Issue: January 2012


Re-Tweet & Reward

Full of swagger and social media-savvy, Social Rewards is the brand loyalty program for the digital age.

BY ADAM K. RAYMOND —

When Lala Castro visited Las Vegas with 15 girlfriends last summer, she stayed in a palatial private suite at The Palms. The room was tricked out with amenities typically reserved for those with black cards, like a private pool and a secluded driveway. "The whole place was just amazing," she says. Even more amazing than the room was the bill: zero dollars and zero cents.

Castro enjoyed her high-roller suite for free thanks to Social Rewards, a web-based service that repays customers for spreading the word about their favorite companies using social media. Castro was planning a girls' weekend in Vegas when she learned she could earn a free room through the program. She set right to work, spreading the hotel's deal to all of her Twitter followers and Facebook friends. Soon, a dozen of her friends had booked rooms at The Palms through a link she shared on Facebook, earning Castro a free deluxe room of her own. When she arrived at The Palms and mentioned Social Rewards, Castro was upgraded to the Val-halla by a staffer thrilled to meet an early adopter of the new program. "It was like one lottery ticket after another," she says.

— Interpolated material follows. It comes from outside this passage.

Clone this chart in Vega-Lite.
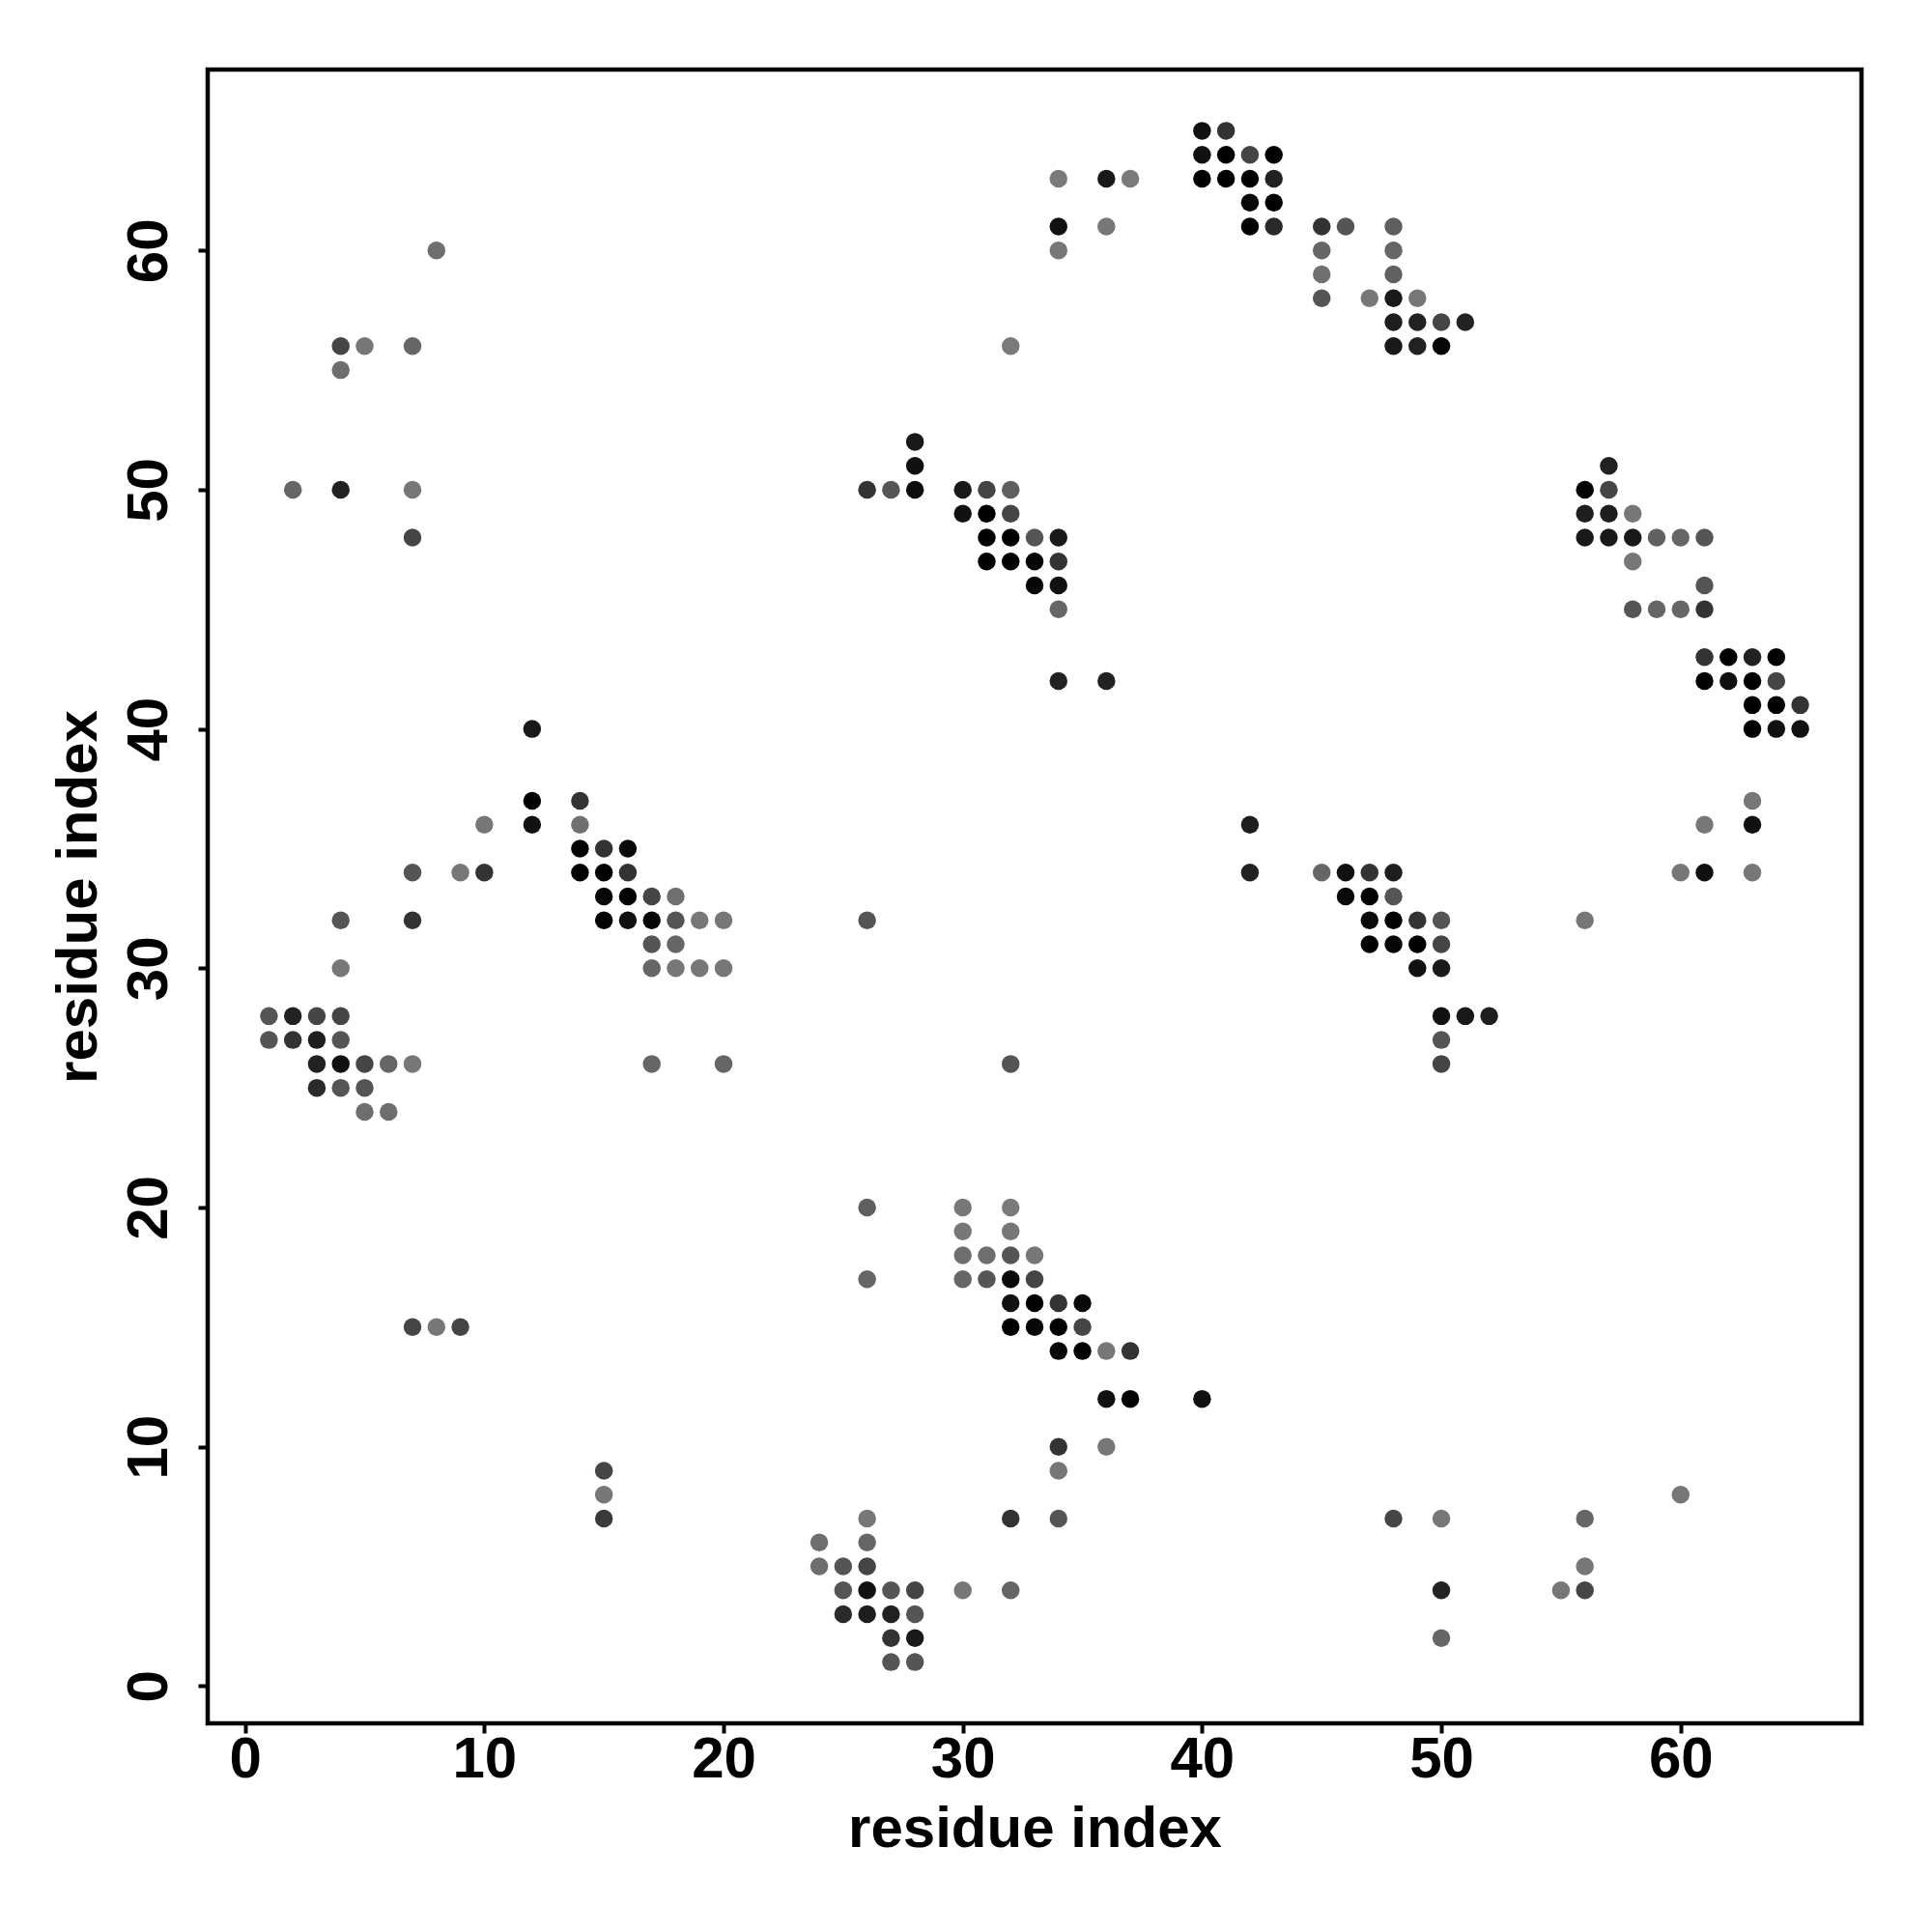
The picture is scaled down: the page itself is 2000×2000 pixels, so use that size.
{
  "$schema": "https://vega.github.io/schema/vega-lite/v6.json",
  "width": 1712,
  "height": 1712,
  "autosize": {"type": "none"},
  "padding": {"left": 215, "top": 72, "right": 73, "bottom": 216},
  "background": "white",
  "config": {
    "view": {"stroke": "black", "strokeWidth": 4.5},
    "axis": {
      "grid": false,
      "domain": false,
      "tickColor": "black",
      "tickSize": 10,
      "tickWidth": 4,
      "labelFont": "Liberation Sans",
      "labelFontSize": 60,
      "labelFontWeight": "bold",
      "labelColor": "black",
      "labelFlush": false,
      "labelOverlap": false,
      "titleFont": "Liberation Sans",
      "titleFontSize": 60,
      "titleFontWeight": "bold",
      "titleColor": "black"
    }
  },
  "data": {
    "values": [
      {"x":40,"y":65,"w":0.87},{"x":41,"y":65,"w":0.6},
      {"x":40,"y":64,"w":0.87},{"x":41,"y":64,"w":1},{"x":42,"y":64,"w":0.46},{"x":43,"y":64,"w":1},
      {"x":34,"y":63,"w":0.04},{"x":36,"y":63,"w":0.8},{"x":37,"y":63,"w":0.04},{"x":40,"y":63,"w":1},{"x":41,"y":63,"w":1},{"x":42,"y":63,"w":1},{"x":43,"y":63,"w":0.73},
      {"x":42,"y":62,"w":0.92},{"x":43,"y":62,"w":1},
      {"x":34,"y":61,"w":0.87},{"x":36,"y":61,"w":0.06},{"x":42,"y":61,"w":1},{"x":43,"y":61,"w":0.67},{"x":45,"y":61,"w":0.6},{"x":46,"y":61,"w":0.33},{"x":48,"y":61,"w":0.25},
      {"x":8,"y":60,"w":0.13},{"x":34,"y":60,"w":0.06},{"x":45,"y":60,"w":0.2},{"x":48,"y":60,"w":0.2},
      {"x":45,"y":59,"w":0.12},{"x":48,"y":59,"w":0.24},
      {"x":45,"y":58,"w":0.33},{"x":47,"y":58,"w":0.06},{"x":48,"y":58,"w":0.8},{"x":49,"y":58,"w":0.06},
      {"x":48,"y":57,"w":0.76},{"x":49,"y":57,"w":0.73},{"x":50,"y":57,"w":0.46},{"x":51,"y":57,"w":0.73},
      {"x":4,"y":56,"w":0.46},{"x":5,"y":56,"w":0.06},{"x":7,"y":56,"w":0.2},{"x":32,"y":56,"w":0.04},{"x":48,"y":56,"w":0.8},{"x":49,"y":56,"w":0.73},{"x":50,"y":56,"w":0.96},
      {"x":4,"y":55,"w":0.13},
      {"x":28,"y":52,"w":0.8},
      {"x":28,"y":51,"w":0.87},{"x":57,"y":51,"w":0.73},
      {"x":2,"y":50,"w":0.2},{"x":4,"y":50,"w":0.73},{"x":7,"y":50,"w":0.06},{"x":26,"y":50,"w":0.6},{"x":27,"y":50,"w":0.33},{"x":28,"y":50,"w":0.9},{"x":30,"y":50,"w":0.8},{"x":31,"y":50,"w":0.46},{"x":32,"y":50,"w":0.25},{"x":56,"y":50,"w":0.96},{"x":57,"y":50,"w":0.46},
      {"x":30,"y":49,"w":0.87},{"x":31,"y":49,"w":1},{"x":32,"y":49,"w":0.46},{"x":56,"y":49,"w":0.76},{"x":57,"y":49,"w":0.76},{"x":58,"y":49,"w":0.06},
      {"x":7,"y":48,"w":0.46},{"x":31,"y":48,"w":1},{"x":32,"y":48,"w":1},{"x":33,"y":48,"w":0.33},{"x":34,"y":48,"w":0.8},{"x":56,"y":48,"w":0.8},{"x":57,"y":48,"w":0.8},{"x":58,"y":48,"w":0.8},{"x":59,"y":48,"w":0.24},{"x":60,"y":48,"w":0.2},{"x":61,"y":48,"w":0.33},
      {"x":31,"y":47,"w":1},{"x":32,"y":47,"w":1},{"x":33,"y":47,"w":0.96},{"x":34,"y":47,"w":0.6},{"x":58,"y":47,"w":0.06},
      {"x":33,"y":46,"w":0.94},{"x":34,"y":46,"w":0.87},{"x":61,"y":46,"w":0.33},
      {"x":34,"y":45,"w":0.2},{"x":58,"y":45,"w":0.33},{"x":59,"y":45,"w":0.2},{"x":60,"y":45,"w":0.2},{"x":61,"y":45,"w":0.6},
      {"x":61,"y":43,"w":0.6},{"x":62,"y":43,"w":1},{"x":63,"y":43,"w":0.73},{"x":64,"y":43,"w":1},
      {"x":34,"y":42,"w":0.73},{"x":36,"y":42,"w":0.73},{"x":61,"y":42,"w":1},{"x":62,"y":42,"w":0.87},{"x":63,"y":42,"w":1},{"x":64,"y":42,"w":0.46},
      {"x":63,"y":41,"w":1},{"x":64,"y":41,"w":1},{"x":65,"y":41,"w":0.6},
      {"x":12,"y":40,"w":0.8},{"x":63,"y":40,"w":1},{"x":64,"y":40,"w":0.87},{"x":65,"y":40,"w":0.87},
      {"x":12,"y":37,"w":1},{"x":14,"y":37,"w":0.6},{"x":63,"y":37,"w":0.06},
      {"x":10,"y":36,"w":0.06},{"x":12,"y":36,"w":0.87},{"x":14,"y":36,"w":0.12},{"x":42,"y":36,"w":0.76},{"x":61,"y":36,"w":0.06},{"x":63,"y":36,"w":0.87},
      {"x":14,"y":35,"w":1},{"x":15,"y":35,"w":0.6},{"x":16,"y":35,"w":0.92},
      {"x":7,"y":34,"w":0.33},{"x":9,"y":34,"w":0.06},{"x":10,"y":34,"w":0.6},{"x":14,"y":34,"w":1},{"x":15,"y":34,"w":1},{"x":16,"y":34,"w":0.6},{"x":42,"y":34,"w":0.73},{"x":45,"y":34,"w":0.2},{"x":46,"y":34,"w":0.87},{"x":47,"y":34,"w":0.6},{"x":48,"y":34,"w":0.76},{"x":60,"y":34,"w":0.06},{"x":61,"y":34,"w":0.87},{"x":63,"y":34,"w":0.06},
      {"x":15,"y":33,"w":0.94},{"x":16,"y":33,"w":1},{"x":17,"y":33,"w":0.46},{"x":18,"y":33,"w":0.12},{"x":46,"y":33,"w":0.92},{"x":47,"y":33,"w":1},{"x":48,"y":33,"w":0.33},
      {"x":4,"y":32,"w":0.33},{"x":7,"y":32,"w":0.6},{"x":15,"y":32,"w":1},{"x":16,"y":32,"w":0.87},{"x":17,"y":32,"w":0.96},{"x":18,"y":32,"w":0.33},{"x":19,"y":32,"w":0.06},{"x":20,"y":32,"w":0.06},{"x":26,"y":32,"w":0.33},{"x":47,"y":32,"w":0.92},{"x":48,"y":32,"w":1},{"x":49,"y":32,"w":0.6},{"x":50,"y":32,"w":0.33},{"x":56,"y":32,"w":0.06},
      {"x":17,"y":31,"w":0.33},{"x":18,"y":31,"w":0.2},{"x":47,"y":31,"w":1},{"x":48,"y":31,"w":0.96},{"x":49,"y":31,"w":1},{"x":50,"y":31,"w":0.46},
      {"x":4,"y":30,"w":0.06},{"x":17,"y":30,"w":0.2},{"x":18,"y":30,"w":0.06},{"x":19,"y":30,"w":0.06},{"x":20,"y":30,"w":0.06},{"x":49,"y":30,"w":0.87},{"x":50,"y":30,"w":0.8},
      {"x":1,"y":28,"w":0.33},{"x":2,"y":28,"w":0.73},{"x":3,"y":28,"w":0.46},{"x":4,"y":28,"w":0.46},{"x":50,"y":28,"w":0.87},{"x":51,"y":28,"w":0.8},{"x":52,"y":28,"w":0.76},
      {"x":1,"y":27,"w":0.33},{"x":2,"y":27,"w":0.6},{"x":3,"y":27,"w":0.76},{"x":4,"y":27,"w":0.33},{"x":50,"y":27,"w":0.33},
      {"x":3,"y":26,"w":0.73},{"x":4,"y":26,"w":0.87},{"x":5,"y":26,"w":0.46},{"x":6,"y":26,"w":0.2},{"x":7,"y":26,"w":0.06},{"x":17,"y":26,"w":0.2},{"x":20,"y":26,"w":0.2},{"x":32,"y":26,"w":0.33},{"x":50,"y":26,"w":0.46},
      {"x":3,"y":25,"w":0.67},{"x":4,"y":25,"w":0.33},{"x":5,"y":25,"w":0.33},
      {"x":5,"y":24,"w":0.13},{"x":6,"y":24,"w":0.13},
      {"x":26,"y":20,"w":0.25},{"x":30,"y":20,"w":0.06},{"x":32,"y":20,"w":0.04},
      {"x":30,"y":19,"w":0.06},{"x":32,"y":19,"w":0.06},
      {"x":30,"y":18,"w":0.13},{"x":31,"y":18,"w":0.13},{"x":32,"y":18,"w":0.33},{"x":33,"y":18,"w":0.06},
      {"x":26,"y":17,"w":0.2},{"x":30,"y":17,"w":0.2},{"x":31,"y":17,"w":0.33},{"x":32,"y":17,"w":0.92},{"x":33,"y":17,"w":0.46},
      {"x":32,"y":16,"w":0.87},{"x":33,"y":16,"w":1},{"x":34,"y":16,"w":0.6},{"x":35,"y":16,"w":0.92},
      {"x":7,"y":15,"w":0.46},{"x":8,"y":15,"w":0.06},{"x":9,"y":15,"w":0.46},{"x":32,"y":15,"w":1},{"x":33,"y":15,"w":0.94},{"x":34,"y":15,"w":1},{"x":35,"y":15,"w":0.46},
      {"x":34,"y":14,"w":0.94},{"x":35,"y":14,"w":1},{"x":36,"y":14,"w":0.06},{"x":37,"y":14,"w":0.6},
      {"x":36,"y":12,"w":0.87},{"x":37,"y":12,"w":1},{"x":40,"y":12,"w":0.87},
      {"x":34,"y":10,"w":0.6},{"x":36,"y":10,"w":0.06},
      {"x":15,"y":9,"w":0.46},{"x":34,"y":9,"w":0.06},
      {"x":15,"y":8,"w":0.06},{"x":60,"y":8,"w":0.06},
      {"x":15,"y":7,"w":0.54},{"x":26,"y":7,"w":0.06},{"x":32,"y":7,"w":0.6},{"x":34,"y":7,"w":0.33},{"x":48,"y":7,"w":0.46},{"x":50,"y":7,"w":0.06},{"x":56,"y":7,"w":0.2},
      {"x":24,"y":6,"w":0.13},{"x":26,"y":6,"w":0.2},
      {"x":24,"y":5,"w":0.13},{"x":25,"y":5,"w":0.33},{"x":26,"y":5,"w":0.46},{"x":56,"y":5,"w":0.06},
      {"x":25,"y":4,"w":0.33},{"x":26,"y":4,"w":0.87},{"x":27,"y":4,"w":0.33},{"x":28,"y":4,"w":0.46},{"x":30,"y":4,"w":0.06},{"x":32,"y":4,"w":0.2},{"x":50,"y":4,"w":0.73},{"x":55,"y":4,"w":0.06},{"x":56,"y":4,"w":0.46},
      {"x":25,"y":3,"w":0.67},{"x":26,"y":3,"w":0.76},{"x":27,"y":3,"w":0.73},{"x":28,"y":3,"w":0.33},
      {"x":27,"y":2,"w":0.6},{"x":28,"y":2,"w":0.8},{"x":50,"y":2,"w":0.2},
      {"x":27,"y":1,"w":0.33},{"x":28,"y":1,"w":0.33}
    ]
  },
  "mark": {"type": "circle", "size": 342, "opacity": 1},
  "encoding": {
    "x": {
      "field": "x", "type": "quantitative",
      "scale": {"domain": [-1.56, 67.56], "nice": false, "zero": false},
      "axis": {
        "values": [0, 10, 20, 30, 40, 50, 60],
        "title": "residue index",
        "labelBaseline": "alphabetic",
        "labelPadding": 45.5,
        "titleBaseline": "alphabetic",
        "titleAlign": "center",
        "titleX": 856,
        "titleY": 127.5
      }
    },
    "y": {
      "field": "y", "type": "quantitative",
      "scale": {"domain": [-1.56, 67.56], "nice": false, "zero": false},
      "axis": {
        "values": [0, 10, 20, 30, 40, 50, 60],
        "title": "residue index",
        "labelAngle": -90,
        "labelAlign": "center",
        "labelBaseline": "alphabetic",
        "labelPadding": 33,
        "titleAngle": -90,
        "titleBaseline": "alphabetic",
        "titleAlign": "center",
        "titleX": -116,
        "titleY": 856
      }
    },
    "color": {
      "field": "w", "type": "quantitative",
      "scale": {"domain": [0, 1], "range": ["#7f7f7f", "#000000"], "interpolate": "rgb"},
      "legend": null
    }
  }
}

Social Rewards is a customer loyalty program for the digital age founded in October of 2010 by entrepreneur Joseph Morin and his tech guru Mike Uesugi. The company teams with brands to develop programs that reward customers for singing their praises on Twitter, Facebook, Foursquare and YouTube. A re-tweet can be worth up to 25 points for a customer, while a sale generated by a shared link could earn him 250 points. Those points are redeemable for free rooms, free meals or, for those staying at the Luxor, free tickets to see Carrot Top.

"We just wanted to get rewards for talking about the brands we love," Morin says, explaining how he and Uesugi came up with the idea for the company. "We couldn't find anything that did that, so we created it." It wasn't much of a leap for either of them. Morin is a Silicon Valley veteran who founded and sold a startup called Storybids and has worked as a marketing consultant for dozens of websites. Uesugi, who designed the infrastructure of Social Rewards, founded an internet consulting firm in 1993, back when most people thought the web was just for spiders.

Thanks to their previous successes, Morin and Uesugi were able to self-fund the company for $250,000 (they've collected an additional $250,000 in angel funding since) and immediately set about finding clients. Morin first turned to Vegas, where he's worked as a marketer for almost a decade. He was able to tap his connections to casinos, which have long run loyalty programs and were therefore in a perfect position to try Social Rewards. "They're willing to try anything at casinos," Morin says, "and if it works, they'll go all the way with it."

Just over a year in, Social Rewards has expanded its portfolio beyond hotels and is now working with movie theaters, restaurants and live event promoters in cities across the country, including New York, Orlando and Washington, DC. The scope of Social Rewards makes it a tool travelers can take advantage of whether they're trying to score a hotel, a meal, entertainment or transportation.

The growth of Social Rewards is no surprise, says Tamar Weinberg, social media strategist and author of The New Community Rules: Marketing on the Social Web. "It encourages people to go out and share their positive experiences," she says. "When someone tweets their endorsement of a product, people are much more compelled to trust them than the company itself."

"Word of mouth is the most influential driver of business," says Brad Goldberg, vice president of marketing for Luxor/Excalibur. "Having people mention our offers to their friends is much more powerful marketing than us sending out an offer to the masses."

It's much more pervasive too. Morin says before teaming up with Social Rewards, a tweet by a casino's official account would get re-tweeted two or three times. Now that fans of those properties can earn points by spreading the message, their tweets get upwards of a thousand re-tweets. "We're amplifying their social message by pushing it out not only to their fans, but to their fans' fans," Morin says.

When one of their tens of thousands of users pushes a deal, Morin and his staff of six also benefit. For each re-tweet, reply or Facebook like, Social Rewards charges its clients 10 cents. That, combined with a cost-per-acquisition model in which brands pay Social Rewards a percentage of each sale it facilitates, has the young company anticipating profitability by the end of 2012.

And Lala Castro, for one, intends to contribute to that profitability. She's already planning her next trip using Social Rewards. And this time she wants to stay at the Luxor. "It's been 10 years since I've been there," she says, "but Social Rewards is drawing me back."